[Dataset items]
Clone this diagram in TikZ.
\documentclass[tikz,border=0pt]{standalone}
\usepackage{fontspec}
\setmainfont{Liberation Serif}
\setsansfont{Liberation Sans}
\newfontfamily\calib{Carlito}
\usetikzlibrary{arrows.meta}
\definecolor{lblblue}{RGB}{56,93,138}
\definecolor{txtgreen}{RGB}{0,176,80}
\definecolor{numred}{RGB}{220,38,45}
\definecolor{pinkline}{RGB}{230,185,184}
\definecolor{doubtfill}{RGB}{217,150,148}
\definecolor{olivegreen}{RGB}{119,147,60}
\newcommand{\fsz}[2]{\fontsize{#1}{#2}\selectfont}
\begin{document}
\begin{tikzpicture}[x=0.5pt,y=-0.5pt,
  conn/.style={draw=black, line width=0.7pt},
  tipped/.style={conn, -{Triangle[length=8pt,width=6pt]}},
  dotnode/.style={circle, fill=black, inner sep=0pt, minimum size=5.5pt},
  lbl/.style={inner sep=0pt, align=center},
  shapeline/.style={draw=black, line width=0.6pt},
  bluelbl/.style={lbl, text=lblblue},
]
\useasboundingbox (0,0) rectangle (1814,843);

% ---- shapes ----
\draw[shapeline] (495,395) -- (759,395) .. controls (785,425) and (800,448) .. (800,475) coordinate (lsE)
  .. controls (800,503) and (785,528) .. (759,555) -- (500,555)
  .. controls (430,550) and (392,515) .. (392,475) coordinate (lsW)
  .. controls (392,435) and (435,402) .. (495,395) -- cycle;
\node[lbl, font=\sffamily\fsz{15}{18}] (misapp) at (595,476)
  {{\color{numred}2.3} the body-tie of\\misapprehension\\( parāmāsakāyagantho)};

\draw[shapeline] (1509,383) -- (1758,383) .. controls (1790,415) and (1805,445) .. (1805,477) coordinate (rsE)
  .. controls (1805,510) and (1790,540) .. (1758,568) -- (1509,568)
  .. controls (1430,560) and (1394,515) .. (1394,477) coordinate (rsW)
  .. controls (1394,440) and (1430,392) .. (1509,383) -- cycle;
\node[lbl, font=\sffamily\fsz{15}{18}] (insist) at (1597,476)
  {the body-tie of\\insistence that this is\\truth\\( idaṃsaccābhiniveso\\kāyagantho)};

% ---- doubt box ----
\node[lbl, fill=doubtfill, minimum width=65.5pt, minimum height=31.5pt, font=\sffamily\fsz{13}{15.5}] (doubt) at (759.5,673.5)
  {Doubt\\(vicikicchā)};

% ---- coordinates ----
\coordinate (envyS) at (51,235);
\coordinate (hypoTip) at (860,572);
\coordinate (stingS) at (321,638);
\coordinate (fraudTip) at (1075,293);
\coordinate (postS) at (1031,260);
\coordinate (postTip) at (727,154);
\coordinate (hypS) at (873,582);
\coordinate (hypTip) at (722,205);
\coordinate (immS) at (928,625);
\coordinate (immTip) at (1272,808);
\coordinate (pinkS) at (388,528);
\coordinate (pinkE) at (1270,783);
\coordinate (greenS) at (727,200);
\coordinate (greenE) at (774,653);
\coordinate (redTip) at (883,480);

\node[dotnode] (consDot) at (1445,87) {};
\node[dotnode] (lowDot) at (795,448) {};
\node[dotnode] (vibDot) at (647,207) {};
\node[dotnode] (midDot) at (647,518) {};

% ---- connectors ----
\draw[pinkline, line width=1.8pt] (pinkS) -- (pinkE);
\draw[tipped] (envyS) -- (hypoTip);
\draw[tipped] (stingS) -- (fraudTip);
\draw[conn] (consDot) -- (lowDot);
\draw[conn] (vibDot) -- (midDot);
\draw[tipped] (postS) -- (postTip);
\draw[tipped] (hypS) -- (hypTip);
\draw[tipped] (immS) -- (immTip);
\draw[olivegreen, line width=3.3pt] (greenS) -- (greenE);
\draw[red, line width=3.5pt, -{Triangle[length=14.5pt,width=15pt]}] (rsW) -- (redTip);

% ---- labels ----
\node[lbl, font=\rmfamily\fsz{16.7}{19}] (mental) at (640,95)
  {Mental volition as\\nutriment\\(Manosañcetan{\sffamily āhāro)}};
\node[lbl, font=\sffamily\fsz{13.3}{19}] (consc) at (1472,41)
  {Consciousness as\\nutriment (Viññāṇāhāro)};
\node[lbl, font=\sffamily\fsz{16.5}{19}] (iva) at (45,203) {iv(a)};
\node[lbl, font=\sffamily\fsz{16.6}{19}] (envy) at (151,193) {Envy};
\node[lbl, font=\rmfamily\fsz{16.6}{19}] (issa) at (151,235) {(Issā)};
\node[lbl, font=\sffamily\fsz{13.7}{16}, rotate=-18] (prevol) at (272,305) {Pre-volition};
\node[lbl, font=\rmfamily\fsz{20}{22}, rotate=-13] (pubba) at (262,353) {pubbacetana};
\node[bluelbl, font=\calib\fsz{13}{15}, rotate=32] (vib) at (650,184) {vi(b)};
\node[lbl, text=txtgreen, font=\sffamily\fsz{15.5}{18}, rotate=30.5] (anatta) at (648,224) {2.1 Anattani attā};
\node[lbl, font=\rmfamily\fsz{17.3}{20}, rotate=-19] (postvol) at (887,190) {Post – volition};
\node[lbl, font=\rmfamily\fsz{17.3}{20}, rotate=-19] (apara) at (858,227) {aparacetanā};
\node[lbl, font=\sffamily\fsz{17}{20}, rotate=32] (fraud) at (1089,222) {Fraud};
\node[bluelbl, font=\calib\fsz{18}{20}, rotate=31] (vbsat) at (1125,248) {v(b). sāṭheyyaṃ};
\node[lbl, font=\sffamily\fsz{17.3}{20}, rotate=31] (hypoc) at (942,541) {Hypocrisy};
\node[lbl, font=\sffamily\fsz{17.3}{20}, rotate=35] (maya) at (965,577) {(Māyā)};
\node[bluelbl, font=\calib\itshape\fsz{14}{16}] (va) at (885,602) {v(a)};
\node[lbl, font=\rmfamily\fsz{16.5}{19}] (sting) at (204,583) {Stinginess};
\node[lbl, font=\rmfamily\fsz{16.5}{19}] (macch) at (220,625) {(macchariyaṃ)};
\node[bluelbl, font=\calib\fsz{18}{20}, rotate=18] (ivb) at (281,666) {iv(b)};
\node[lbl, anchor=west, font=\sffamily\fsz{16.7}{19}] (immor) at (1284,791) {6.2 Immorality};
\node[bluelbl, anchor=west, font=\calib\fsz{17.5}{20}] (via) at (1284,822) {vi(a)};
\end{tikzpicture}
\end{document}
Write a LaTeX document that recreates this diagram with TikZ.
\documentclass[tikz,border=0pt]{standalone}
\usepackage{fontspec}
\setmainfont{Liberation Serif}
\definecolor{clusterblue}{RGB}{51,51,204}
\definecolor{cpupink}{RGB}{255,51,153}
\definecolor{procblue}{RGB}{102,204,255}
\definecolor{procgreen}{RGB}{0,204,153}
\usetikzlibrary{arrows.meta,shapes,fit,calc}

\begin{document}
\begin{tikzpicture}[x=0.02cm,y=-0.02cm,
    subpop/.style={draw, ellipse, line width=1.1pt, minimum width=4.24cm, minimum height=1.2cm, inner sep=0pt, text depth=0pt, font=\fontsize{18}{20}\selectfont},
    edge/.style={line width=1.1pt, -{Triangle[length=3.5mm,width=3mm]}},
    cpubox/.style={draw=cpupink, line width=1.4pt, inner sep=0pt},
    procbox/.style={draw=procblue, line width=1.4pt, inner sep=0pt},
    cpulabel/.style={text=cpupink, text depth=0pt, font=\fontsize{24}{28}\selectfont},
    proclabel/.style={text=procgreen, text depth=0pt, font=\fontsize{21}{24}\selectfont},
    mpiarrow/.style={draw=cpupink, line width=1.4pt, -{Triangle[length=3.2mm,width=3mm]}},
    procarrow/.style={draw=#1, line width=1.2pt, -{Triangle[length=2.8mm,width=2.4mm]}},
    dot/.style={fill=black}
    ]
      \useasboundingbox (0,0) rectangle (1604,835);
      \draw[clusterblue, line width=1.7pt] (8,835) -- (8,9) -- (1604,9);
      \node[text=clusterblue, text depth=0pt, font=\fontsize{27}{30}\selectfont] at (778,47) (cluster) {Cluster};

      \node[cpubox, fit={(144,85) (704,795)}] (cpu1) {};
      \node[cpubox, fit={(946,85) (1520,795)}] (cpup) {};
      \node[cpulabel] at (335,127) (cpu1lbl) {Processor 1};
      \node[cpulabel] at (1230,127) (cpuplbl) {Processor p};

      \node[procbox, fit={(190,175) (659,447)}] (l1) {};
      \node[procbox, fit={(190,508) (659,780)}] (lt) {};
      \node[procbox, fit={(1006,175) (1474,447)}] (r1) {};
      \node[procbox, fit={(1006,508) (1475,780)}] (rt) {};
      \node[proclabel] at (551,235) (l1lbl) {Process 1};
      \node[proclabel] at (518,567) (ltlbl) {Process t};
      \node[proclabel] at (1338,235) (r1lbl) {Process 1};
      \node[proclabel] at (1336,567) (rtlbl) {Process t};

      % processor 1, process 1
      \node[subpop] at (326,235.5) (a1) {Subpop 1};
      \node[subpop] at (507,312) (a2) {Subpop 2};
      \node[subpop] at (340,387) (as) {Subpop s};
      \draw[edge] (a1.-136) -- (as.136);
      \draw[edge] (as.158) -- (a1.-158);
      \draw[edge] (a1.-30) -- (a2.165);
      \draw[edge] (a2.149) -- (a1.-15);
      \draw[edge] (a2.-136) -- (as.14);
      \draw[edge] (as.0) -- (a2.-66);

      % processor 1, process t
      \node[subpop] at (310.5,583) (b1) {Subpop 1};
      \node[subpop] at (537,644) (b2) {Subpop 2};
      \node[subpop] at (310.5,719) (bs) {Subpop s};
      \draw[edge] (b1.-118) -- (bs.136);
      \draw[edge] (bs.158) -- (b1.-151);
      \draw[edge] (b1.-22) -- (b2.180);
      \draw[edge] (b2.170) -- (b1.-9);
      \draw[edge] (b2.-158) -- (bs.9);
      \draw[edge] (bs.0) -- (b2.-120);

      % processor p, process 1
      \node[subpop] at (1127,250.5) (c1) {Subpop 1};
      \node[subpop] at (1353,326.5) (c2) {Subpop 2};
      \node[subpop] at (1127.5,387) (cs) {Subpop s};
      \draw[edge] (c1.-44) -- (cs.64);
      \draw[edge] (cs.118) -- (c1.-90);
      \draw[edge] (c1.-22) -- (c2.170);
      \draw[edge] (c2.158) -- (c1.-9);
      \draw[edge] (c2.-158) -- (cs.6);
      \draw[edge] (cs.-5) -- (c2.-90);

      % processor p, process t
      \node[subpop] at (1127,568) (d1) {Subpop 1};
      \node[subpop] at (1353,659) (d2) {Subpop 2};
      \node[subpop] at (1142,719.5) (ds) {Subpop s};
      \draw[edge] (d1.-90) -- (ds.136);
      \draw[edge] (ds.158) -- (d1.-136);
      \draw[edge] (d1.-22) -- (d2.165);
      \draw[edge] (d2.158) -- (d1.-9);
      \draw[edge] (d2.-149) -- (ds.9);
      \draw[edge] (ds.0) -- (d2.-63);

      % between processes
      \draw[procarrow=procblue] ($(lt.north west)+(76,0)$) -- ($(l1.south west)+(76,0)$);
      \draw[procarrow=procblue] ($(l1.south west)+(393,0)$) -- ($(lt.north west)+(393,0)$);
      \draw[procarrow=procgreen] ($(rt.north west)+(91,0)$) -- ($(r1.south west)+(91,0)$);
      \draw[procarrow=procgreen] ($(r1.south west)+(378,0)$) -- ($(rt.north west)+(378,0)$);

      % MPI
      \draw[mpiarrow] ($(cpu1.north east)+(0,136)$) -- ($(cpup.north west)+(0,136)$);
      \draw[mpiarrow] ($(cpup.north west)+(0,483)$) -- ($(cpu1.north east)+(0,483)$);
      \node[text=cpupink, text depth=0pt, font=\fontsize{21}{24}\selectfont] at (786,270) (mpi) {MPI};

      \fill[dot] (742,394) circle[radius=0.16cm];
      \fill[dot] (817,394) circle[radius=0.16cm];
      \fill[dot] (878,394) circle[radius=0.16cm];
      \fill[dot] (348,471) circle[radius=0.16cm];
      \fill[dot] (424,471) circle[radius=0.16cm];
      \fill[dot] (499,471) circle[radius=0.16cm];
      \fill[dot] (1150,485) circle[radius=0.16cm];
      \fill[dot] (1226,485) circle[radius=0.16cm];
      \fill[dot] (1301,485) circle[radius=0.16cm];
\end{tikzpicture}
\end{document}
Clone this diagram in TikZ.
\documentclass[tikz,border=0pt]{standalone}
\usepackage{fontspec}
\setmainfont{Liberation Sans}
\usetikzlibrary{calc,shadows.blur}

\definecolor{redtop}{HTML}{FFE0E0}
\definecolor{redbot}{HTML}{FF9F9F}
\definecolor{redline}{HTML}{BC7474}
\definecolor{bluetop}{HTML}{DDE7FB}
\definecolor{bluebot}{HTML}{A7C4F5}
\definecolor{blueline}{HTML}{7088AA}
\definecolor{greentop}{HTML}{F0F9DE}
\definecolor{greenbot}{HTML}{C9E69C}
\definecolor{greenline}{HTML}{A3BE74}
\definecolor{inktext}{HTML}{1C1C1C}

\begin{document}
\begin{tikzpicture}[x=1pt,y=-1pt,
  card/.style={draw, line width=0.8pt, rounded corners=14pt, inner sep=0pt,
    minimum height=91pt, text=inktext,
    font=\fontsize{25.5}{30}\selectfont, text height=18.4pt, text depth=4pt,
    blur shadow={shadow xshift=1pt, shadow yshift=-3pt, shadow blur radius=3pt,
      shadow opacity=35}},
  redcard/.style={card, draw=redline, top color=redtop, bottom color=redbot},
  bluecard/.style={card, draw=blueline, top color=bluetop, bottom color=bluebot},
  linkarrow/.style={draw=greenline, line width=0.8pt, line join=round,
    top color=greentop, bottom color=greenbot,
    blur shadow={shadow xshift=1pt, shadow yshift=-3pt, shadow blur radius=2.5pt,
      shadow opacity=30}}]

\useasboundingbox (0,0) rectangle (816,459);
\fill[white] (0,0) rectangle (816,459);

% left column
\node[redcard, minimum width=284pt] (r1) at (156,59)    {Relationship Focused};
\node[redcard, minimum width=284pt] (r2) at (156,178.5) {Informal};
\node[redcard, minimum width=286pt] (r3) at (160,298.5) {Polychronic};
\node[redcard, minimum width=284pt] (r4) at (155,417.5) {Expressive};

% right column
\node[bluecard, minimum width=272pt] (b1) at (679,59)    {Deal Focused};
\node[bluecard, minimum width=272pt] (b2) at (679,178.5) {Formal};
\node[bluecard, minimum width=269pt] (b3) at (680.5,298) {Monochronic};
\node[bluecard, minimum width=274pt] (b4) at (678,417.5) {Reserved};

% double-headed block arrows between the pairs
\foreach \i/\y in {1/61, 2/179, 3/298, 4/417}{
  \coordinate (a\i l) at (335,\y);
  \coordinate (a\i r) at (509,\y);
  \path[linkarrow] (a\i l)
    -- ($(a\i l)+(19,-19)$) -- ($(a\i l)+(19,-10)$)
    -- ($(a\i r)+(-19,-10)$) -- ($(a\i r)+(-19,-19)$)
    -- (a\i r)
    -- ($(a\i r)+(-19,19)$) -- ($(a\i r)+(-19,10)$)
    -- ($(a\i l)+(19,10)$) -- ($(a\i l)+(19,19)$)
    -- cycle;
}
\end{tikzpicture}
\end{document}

[TASK GOAL]
Only the lines from the beginning of the material above through the line with "(0,0) rectangle (1814,843);" are wanted; extract them exactly.

[REPLY TO THE TASK]
Clone this diagram in TikZ.
\documentclass[tikz,border=0pt]{standalone}
\usepackage{fontspec}
\setmainfont{Liberation Serif}
\setsansfont{Liberation Sans}
\newfontfamily\calib{Carlito}
\usetikzlibrary{arrows.meta}
\definecolor{lblblue}{RGB}{56,93,138}
\definecolor{txtgreen}{RGB}{0,176,80}
\definecolor{numred}{RGB}{220,38,45}
\definecolor{pinkline}{RGB}{230,185,184}
\definecolor{doubtfill}{RGB}{217,150,148}
\definecolor{olivegreen}{RGB}{119,147,60}
\newcommand{\fsz}[2]{\fontsize{#1}{#2}\selectfont}
\begin{document}
\begin{tikzpicture}[x=0.5pt,y=-0.5pt,
  conn/.style={draw=black, line width=0.7pt},
  tipped/.style={conn, -{Triangle[length=8pt,width=6pt]}},
  dotnode/.style={circle, fill=black, inner sep=0pt, minimum size=5.5pt},
  lbl/.style={inner sep=0pt, align=center},
  shapeline/.style={draw=black, line width=0.6pt},
  bluelbl/.style={lbl, text=lblblue},
]
\useasboundingbox (0,0) rectangle (1814,843);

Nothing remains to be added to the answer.